Search the data below for "with"; list each line that holds it.

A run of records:
+ + +

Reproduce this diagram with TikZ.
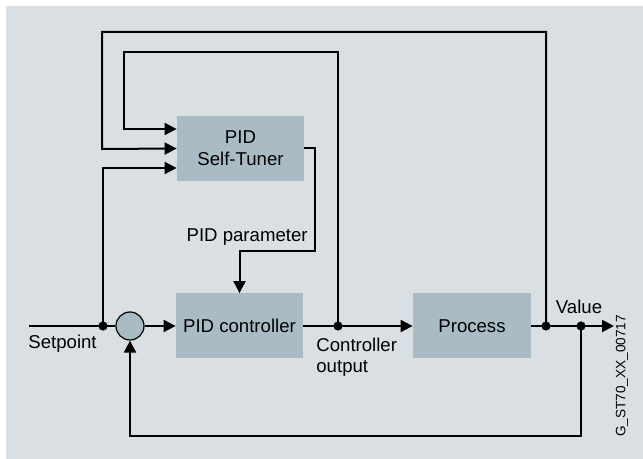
\documentclass[tikz,border=0pt]{standalone}
\usepackage{fontspec}
\setmainfont{Liberation Sans}
\usetikzlibrary{arrows.meta,calc}

\definecolor{bggray}{RGB}{218,223,227}
\definecolor{boxblue}{RGB}{169,188,198}

\tikzset{
  ln/.style={line width=1pt},
  arr/.style={ln,-{Triangle[length=6pt,width=6pt]}},
  blk/.style={fill=boxblue,draw=none,minimum height=32.5pt,align=center,
    font=\fontsize{9.3}{11}\selectfont},
  sumpt/.style={circle,fill=boxblue,draw=black,line width=0.6pt,minimum size=14pt,inner sep=0pt},
  lbl/.style={font=\fontsize{9.3}{10.5}\selectfont,inner sep=0pt}
}

\begin{document}
\begin{tikzpicture}[x=0.5pt,y=-0.5pt]
        \useasboundingbox (0,0) rectangle (643,459);
        \fill [bggray] (6,6) rectangle (643,459);
        % blocks
        \node [blk,minimum width=63.5pt] (tuner) at (240.5,148.5) {PID\\Self-Tuner};
        \node [blk,minimum width=63.5pt] (ctrl) at (239.5,326) {PID controller};
        \node [blk,minimum width=59pt] (proc) at (472,326) {Process};
        \node [sumpt] (sum) at (130,326) {};
        % junctions
        \coordinate (sp) at (29,326);
        \coordinate (jsp) at (103,326);
        \coordinate (jout) at (338,326);
        \coordinate (jval) at (546,326);
        \coordinate (jfb) at (581,326);
        \coordinate (vend) at (614,326);
        % main path
        \draw [ln] (sp) -- (sum.west);
        \draw [arr] (sum.east) -- (ctrl.west);
        \draw [ln] (ctrl.east) -- (jout);
        \draw [arr] (jout) -- (proc.west);
        \draw [arr] (proc.east) -- (vend);
        % feedback
        \draw [arr] (jfb) -- (581,436) -| (sum.south);
        % tuner inputs
        \draw [arr] (jsp) |- ($(tuner.west)+(0,19.5)$);
        \draw [arr] (jval) -- (546,32) -| (102,149) -- (tuner.west);
        \draw [arr] (jout) -- (338,52) -| (124,129) -- ($(tuner.west)+(0,-19.5)$);
        % tuner output
        \draw [arr] (tuner.east) -| (315,251) -| (ctrl.north);
        % dots
        \foreach \p in {jsp,jout,jval,jfb}
          \fill (\p) circle [radius=2.3pt];
        % labels
        \node [lbl,anchor=east] (par) at (308,237) {PID parameter};
        \node [lbl,anchor=west] (setp) at (28,344) {Setpoint};
        \node [lbl,anchor=west,align=left] (cout) at (316,357) {Controller\\output};
        \node [lbl] (val) at (579,307) {Value};
        \node [lbl,rotate=90,font=\fontsize{6.8}{8}\selectfont] (tag) at (622,376) {G\_ST70\_XX\_00717};
\end{tikzpicture}
\end{document}
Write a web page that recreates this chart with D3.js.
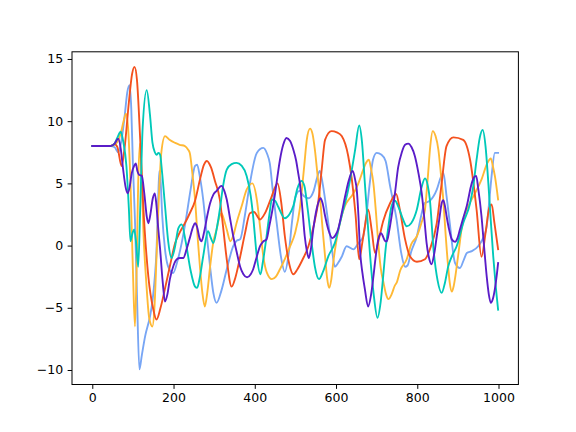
<!DOCTYPE html>
<html>
<head>
<meta charset="utf-8">
<script src="https://cdn.jsdelivr.net/npm/d3@7"></script>
<style>
  body { margin: 0; background: #fff; }
  svg { display: block; }
  .tick text { font-family: "DejaVu Sans", sans-serif; font-size: 12.5px; fill: #000; }
</style>
</head>
<body>
<div id="chart"></div>
<script>
// series, [x, y] pairs
const redSeries = [[0,8],[45,8],[55,8.15],[62,7.9],[72,6.4],[80,8],[90,11.5],[98,13.8],[104,14.36],[110,13.3],[118,8.5],[125,3.5],[138,-2.5],[150,-5.1],[158,-5.95],[168,-5.0],[180,-3.3],[192,-1.5],[204,0.2],[216,1.1],[228,1.8],[240,2.6],[253,3.6],[265,5.3],[275,6.5],[282,6.8],[292,6.3],[302,5.2],[314,3.7],[322,1.5],[331,-1.1],[343,-3.3],[352,-2.6],[364,-0.9],[376,1.0],[388,2.6],[398,2.7],[413,2.1],[425,2.6],[440,3.8],[456,5.0],[465,3.5],[474,0.75],[485,-1.5],[495,-2.3],[505,-1.9],[518,-1.1],[532,-0.05],[545,1.6],[557,3.7],[565,6.2],[573,8.5],[589,9.2],[602,9.1],[614,8.8],[630,7.2],[639,5.3],[648,2.5],[657,-1.1],[665,0.3],[671,1.55],[679,2.9],[688,1.2],[696,-0.6],[706,0.6],[716,1.95],[733,3.4],[748,4.15],[757,2.9],[770,0.5],[782,-0.86],[799,-1.3],[819,-1.1],[831,-0.3],[848,1.8],[860,5],[872,8],[889,8.7],[913,8.5],[930,6.9],[946,2.9],[958,-0.9],[968,1.0],[977,3.0],[983,3.3],[990,1.8],[999,-0.3]];

const tealSeries = [[0,8],[45,8],[55,8.2],[62,8.7],[70,9.15],[76,8.4],[84,6.4],[90,3.0],[94,0.35],[99,1.0],[103,1.3],[108,0.2],[113,-1.7],[118,3],[124,9.5],[134,12.5],[142,10.5],[148,8.3],[154,7.5],[158,7.3],[163,7.45],[167,7.3],[172,5.8],[179,3.2],[187,0.3],[195,-1.0],[203,-0.2],[212,1.4],[220,1.7],[230,0.3],[242,-2],[253,-3.3],[258,-3.4],[265,-2.5],[273,-0.86],[285,1.15],[292,0.6],[298,0.2],[306,1.3],[314,2.9],[322,4.8],[331,6.1],[343,6.55],[355,6.65],[368,6.4],[380,5.6],[390,4.0],[396,2.35],[405,-0.86],[414,-2.3],[420,-1.3],[429,0.75],[436,2.5],[442,3.7],[450,3.6],[458,3.1],[474,2.2],[485,2.5],[495,3.2],[505,4.6],[515,5.2],[522,4.8],[530,3.0],[540,0.2],[548,-1.7],[558,-2.7],[568,-2.1],[581,-0.86],[597,0.2],[614,2.4],[630,4.5],[640,6.3],[647,7.7],[657,9.65],[664,8.3],[671,5.0],[678,1.8],[684,-0.86],[693,-4],[702,-5.8],[710,-4.5],[716,-2.5],[722,-0.3],[729,1.55],[737,3.2],[745,3.6],[755,3.0],[765,2.1],[774,1.55],[785,1.8],[799,2.9],[810,4.6],[819,5.4],[826,4.8],[831,3.7],[840,-0.3],[850,-2.8],[860,-3.8],[868,-3.0],[876,-1.7],[886,-0.8],[897,-0.05],[913,1.8],[930,3.4],[938,4.8],[946,6.9],[954,8.7],[961,9.3],[968,8.0],[975,5.0],[981,2.0],[987,-0.86],[993,-3.2],[999,-5.15]];

const yellowSeries = [[0,8],[45,8],[55,8.1],[63,8.4],[70,9.0],[77,10.0],[83,10.6],[88,9.5],[94,5],[100,-2],[105,-6.5],[109,-2],[113,5],[117,8.2],[121,6],[126,1],[133,-3],[140,-5.8],[148,-6.5],[153,-5],[158,-1],[164,4],[170,7.5],[179,8.8],[190,8.5],[204,8.25],[215,8.1],[228,8.0],[236,7.7],[240,7.45],[247,5.6],[253,3.7],[259,0.8],[265,-1.7],[271,-3.8],[277,-4.9],[283,-3.8],[290,-1.7],[298,0.3],[306,1.3],[312,2.2],[318,2.6],[324,2.1],[331,1.3],[340,0.35],[348,0.9],[355,1.8],[368,3.2],[380,4.5],[394,5.0],[405,3.7],[413,1.5],[421,-0.86],[430,-2.2],[442,-2.7],[452,-2.5],[462,-1.9],[475,-1.0],[487,-0.05],[499,1.0],[511,3.0],[516,4.5],[522,6.5],[528,8.5],[536,9.4],[542,9.0],[548,7.7],[555,5.5],[561,3.7],[567,1.3],[573,-0.86],[578,-2.6],[583,-3.4],[588,-2.8],[593,-1.4],[600,0.2],[606,1.3],[614,2.4],[622,3.2],[634,3.8],[639,4.0],[655,5.0],[667,6.1],[673,6.6],[681,6.9],[686,6.2],[692,5.0],[698,2.8],[704,0.2],[710,-1.8],[717,-3.0],[723,-3.9],[729,-4.3],[737,-3.9],[745,-3.2],[749,-3.0],[758,-2.0],[774,-1.1],[785,0.1],[799,0.75],[810,1.8],[819,2.9],[826,5.5],[832,8.0],[838,9.2],[845,8.8],[852,7.7],[858,5.8],[864,3.7],[870,0.8],[876,-1.7],[880,-3.0],[885,-3.7],[890,-3.2],[897,-1.7],[903,-0.2],[909,1.3],[917,2.5],[926,3.2],[942,4.2],[958,5.3],[972,6.6],[981,7.0],[986,6.4],[991,5.6],[999,3.7]];

const blueSeries = [[0,8],[45,8],[55,7.9],[64,7.5],[72,8.5],[80,10.5],[86,12.3],[92,12.9],[96,11],[100,6.5],[105,2.1],[110,-4],[116,-9.95],[122,-8.8],[130,-7.3],[142,-5.7],[148,-4.5],[154,-2.5],[158,-0.5],[162,3.5],[165,6.0],[168,5.3],[172,2.5],[179,-0.3],[188,-1.8],[199,-2.2],[210,-1.2],[220,0.2],[230,2.0],[242,4.5],[253,6.4],[258,6.5],[265,5.5],[273,3.7],[282,0.8],[290,-1.7],[298,-3.8],[306,-4.6],[318,-3.6],[331,-1.9],[347,-0.05],[356,0.4],[364,0.5],[376,2.5],[388,5.0],[405,7.45],[421,7.85],[430,7.4],[437,6.6],[445,4.2],[454,1.8],[464,-0.8],[474,-2.1],[484,-0.5],[492,2.0],[500,3.9],[510,4.4],[520,4.0],[532,3.8],[545,4.4],[553,5.4],[560,6.0],[567,5.0],[574,3.5],[581,1.8],[590,-0.3],[597,-1.7],[605,-1.4],[614,-0.9],[626,-0.05],[643,-0.3],[655,0.2],[667,0.75],[675,2.5],[683,5.0],[691,6.9],[700,7.45],[712,7.3],[722,6.8],[733,4.8],[749,2.1],[760,-0.5],[770,-1.7],[776,-1.6],[785,-0.5],[799,0.75],[811,2.6],[818,3.4],[831,3.6],[848,4.5],[858,5.5],[864,5.85],[872,4.0],[880,1.8],[893,-1.4],[905,-1.8],[915,-1.1],[922,-0.6],[934,-0.45],[950,-0.05],[962,0.6],[971,1.55],[977,3.5],[983,5.6],[991,7.45],[999,7.45]];

const purpleSeries = [[0,8],[45,8],[55,8.2],[64,8.6],[70,7.8],[76,6.1],[82,4.7],[87,4.2],[92,4.7],[97,5.8],[103,6.4],[107,6.6],[111,6.0],[115,5.7],[119,5.65],[122,5.6],[128,4.2],[134,2.35],[138,1.8],[143,2.5],[149,3.8],[154,4.2],[158,3.2],[162,1.5],[167,-0.3],[173,-2.8],[179,-4.5],[185,-3.9],[191,-2.7],[200,-1.6],[208,-1.1],[216,-1.0],[224,-1.0],[232,-0.3],[240,0.6],[248,1.5],[253,1.8],[258,1.5],[264,0.6],[269,0.35],[276,1.2],[283,2.4],[290,3.4],[298,4.1],[306,4.4],[318,4.8],[325,4.4],[331,3.7],[339,2.2],[347,0.75],[356,-0.6],[364,-1.7],[372,-2.3],[381,-2.55],[390,-2.3],[396,-1.9],[404,-1.0],[413,-0.05],[420,0.3],[429,0.5],[436,1.6],[443,2.8],[450,4.2],[456,5.6],[462,6.9],[470,8.1],[478,8.65],[487,8.4],[495,7.7],[502,6.8],[507,5.8],[511,5.0],[517,3.0],[523,0.75],[528,-0.4],[533,-1.0],[538,-0.3],[544,1.3],[552,2.9],[557,3.5],[562,3.8],[567,3.4],[573,2.4],[581,1.3],[591,0.6],[598,0.8],[605,1.3],[614,2.6],[622,3.9],[631,5.2],[641,6.0],[647,5.3],[651,4.5],[655,2.5],[659,-0.3],[665,-2.2],[671,-3.5],[679,-4.9],[686,-4.0],[692,-2.5],[698,-0.8],[704,0.5],[708,0.9],[711,1.0],[716,0.7],[721,0.35],[725,0.35],[731,1.2],[737,2.4],[745,4.2],[753,6.3],[762,7.5],[770,8.1],[778,8.2],[786,7.9],[794,7.2],[803,5.8],[811,4.2],[817,2.3],[823,0.2],[829,-1.0],[835,-1.5],[842,-0.6],[848,0.75],[855,2.3],[860,3.4],[864,3.65],[868,3.2],[872,2.4],[879,1.2],[885,0.5],[893,0.3],[899,0.6],[905,1.3],[913,2.2],[922,3.2],[934,5.0],[940,5.5],[945,5.6],[950,4.6],[958,2.4],[964,0.1],[971,-2.5],[976,-3.9],[981,-4.6],[986,-4.3],[991,-3.5],[996,-2.3],[999,-1.4]];

const xTicks = [0, 200, 400, 600, 800, 1000];
const yTicks = [-10, -5, 0, 5, 10, 15];

// drawing order, last one on top
const series = [
  { data: blueSeries, color: "#78a6f5" },
  { data: yellowSeries, color: "#ffb935" },
  { data: redSeries, color: "#f4511e" },
  { data: tealSeries, color: "#00c9b9" },
  { data: purpleSeries, color: "#5a1cc8" }
];

const width = 576, height = 432;
const margin = { top: 51.8, right: 57.6, bottom: 47.5, left: 72 };
const tick = 4.375; // 3.5pt at 90 dpi

const svg = d3.select("#chart").append("svg")
  .attr("width", width)
  .attr("height", height);

svg.append("rect").attr("width", width).attr("height", height).attr("fill", "#fff");

// matplotlib style 5% padding on the data range
const allPts = series.flatMap(s => s.data);
const xExt = d3.extent(allPts, d => d[0]);
const yExt = d3.extent(allPts, d => d[1]);
const xPad = (xExt[1] - xExt[0]) * 0.05;
const yPad = (yExt[1] - yExt[0]) * 0.05;

const x = d3.scaleLinear()
  .domain([xExt[0] - xPad, xExt[1] + xPad])
  .range([margin.left, width - margin.right]);

const y = d3.scaleLinear()
  .domain([yExt[0] - yPad, yExt[1] + yPad])
  .range([height - margin.bottom, margin.top]);

svg.append("defs").append("clipPath").attr("id", "clip")
  .append("rect")
  .attr("x", margin.left).attr("y", margin.top)
  .attr("width", width - margin.left - margin.right)
  .attr("height", height - margin.top - margin.bottom);

const line = d3.line()
  .x(d => x(d[0]))
  .y(d => y(d[1]))
  .curve(d3.curveMonotoneX);

svg.append("g").attr("clip-path", "url(#clip)")
  .selectAll("path")
  .data(series)
  .enter()
  .append("path")
  .attr("d", d => line(d.data))
  .attr("fill", "none")
  .attr("stroke", d => d.color)
  .attr("stroke-width", 1.875)
  .attr("stroke-linejoin", "round")
  .attr("stroke-linecap", "square");

// axes
const xAxis = svg.append("g")
  .attr("transform", "translate(0," + (height - margin.bottom) + ")")
  .call(d3.axisBottom(x).tickValues(xTicks).tickFormat(d3.format("d"))
    .tickSize(tick).tickPadding(tick).tickSizeOuter(0));

const yAxis = svg.append("g")
  .attr("transform", "translate(" + margin.left + ",0)")
  .call(d3.axisLeft(y).tickValues(yTicks).tickFormat(d3.format("d"))
    .tickSize(tick).tickPadding(tick).tickSizeOuter(0));

[xAxis, yAxis].forEach(g => {
  g.select(".domain").remove();
  g.selectAll(".tick line").attr("stroke", "#000").attr("stroke-width", 1);
});

// frame
svg.append("rect")
  .attr("x", margin.left).attr("y", margin.top)
  .attr("width", width - margin.left - margin.right)
  .attr("height", height - margin.top - margin.bottom)
  .attr("fill", "none")
  .attr("stroke", "#000")
  .attr("stroke-width", 1);
</script>
</body>
</html>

+ + +

**FINISHED ANSWER:**
Reproduce this diagram with TikZ.
Write a web page that recreates this chart with D3.js.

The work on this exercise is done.